Le inondazioni sono causa di epidemie di malaria e di febbre della Rift Valley
nelle zone aride e semiaride. Si calcola che almeno 162 milioni di persone
vivono in aree ad alto rischio di epidemie di meningite. Di tutti i settori
economici africani, l'agricoltura è la più vulnerabile alla variabilità e al
mutamento climatico, ma è anche il settore cruciale per il sostentamento di
molti paesi africani e contribuisce in larga misura al loro Prodotto interno
lordo. Nelle zone aride e semiaride del continente, la desertificazione è un
pericolo sempre presente. In Africa occidentale la diminuzione delle
precipitazioni fra gli anni settanta e novanta provocò uno spostamento di 25-35 Km delle fasce ecologiche
del Sahel, del Sudan e della Guinea, con un impatto incalcolabile sulle
popolazioni, che forse si avverte molto al di là dei confini africani. Il
cambiamento climatico viene ora chiaramente chiamato in causa per la rapida
scomparsa dei ghiacciai sui monti Kilimanjaro (Kenya) e Ruwenzori (Africa
orientale). Le conseguenze attese sulle risorse idriche delle zone legate a questi
ghiacciai non sono state ancora quantificate, ma si pensa non solo che saranno
serie, ma anche di lungo periodo. Si calcola che nel 2000 il Kilimanjaro avesse
perso già l´80 per cento della sua copertura nevosa, e che se le attuali
condizioni permarranno i ghiacciai rimasti spariranno probabilmente tra il 2015
e il 2020. Anche la rapida crescita demografica delle popolazioni africane
contribuisce a esasperare l´impatto del mutamento climatico.

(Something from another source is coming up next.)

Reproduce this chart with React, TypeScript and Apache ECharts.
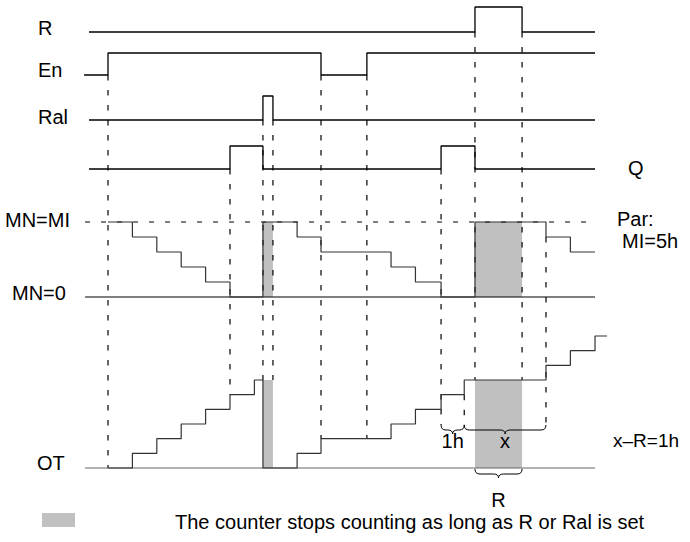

Tutto ciò conduce
alla migrazione dalle aree che sono considerate insicure, perché associate alla
siccità e alla carestia. La migrazione diretta verso l´Europa ha già dato vita
a preoccupazione in merito ai gruppi di africani che cercano illegalmente di
raggiungere il vecchio continente in cerca di cibo, rifugio e lavoro. Problemi
come la migrazione sorgono perché è fallito il tentativo di adattarsi al
proprio ambiente che cambia, sebbene la fuga possa essere considerata una
legittima risposta di adattamento. Un aspetto dell´impatto del cambiamento
climatico che sarà graduale ma alla fine catastrofico riguarda l´aumento
globale del livello medio dei mari. Questo valore sta crescendo globalmente a
un ritmo di 1,77 mm
all'anno. Il fenomeno già sta colpendo le zone costiere in termini di erosione,
ampliamento delle zone soggette a inondazioni, perdita di paludi costiere e di
foreste di mangrovie. Il conseguente spostamento degli insediamenti umani
produrrà problemi sempre maggiori, che diverranno molto più grandi nel giro di
pochi anni. L´impatto dei cambiamenti climatici sugli oceani, i mari e i laghi
provocherà gravi danni alla pesca e penalizzerà i rifornimenti alimentari. Lo
sbiancamento del corallo danneggerà siti turistici ben frequentati come quelli
che si trovano in varie zone costiere dell'Africa. In Africa l´impatto del
cambiamento climatico sulla salute umana è già evidente nell´aumento dei casi
di malaria di febbre della Rift Valley, di Dengue e di altre malattie collegate
all´acqua. Non è impossibile immaginare alcune aree dell´Europa che oggi sono
immuni dalla malaria venire colpite nuovamente da essa in pochi decenni. Il
Rapporto indica che per alcuni fenomeni la migrazione forse sarà l´unica
opzione di salvezza in molte regioni del mondo. Già in Europa meridionale si
avvertono i segni della paura di una possibile ondata migratoria massiccia
dall'Africa. Tuttavia, siamo ancora in tempo per affrontare il problema
attraverso la mutua cooperazione tra Africa ed Europa.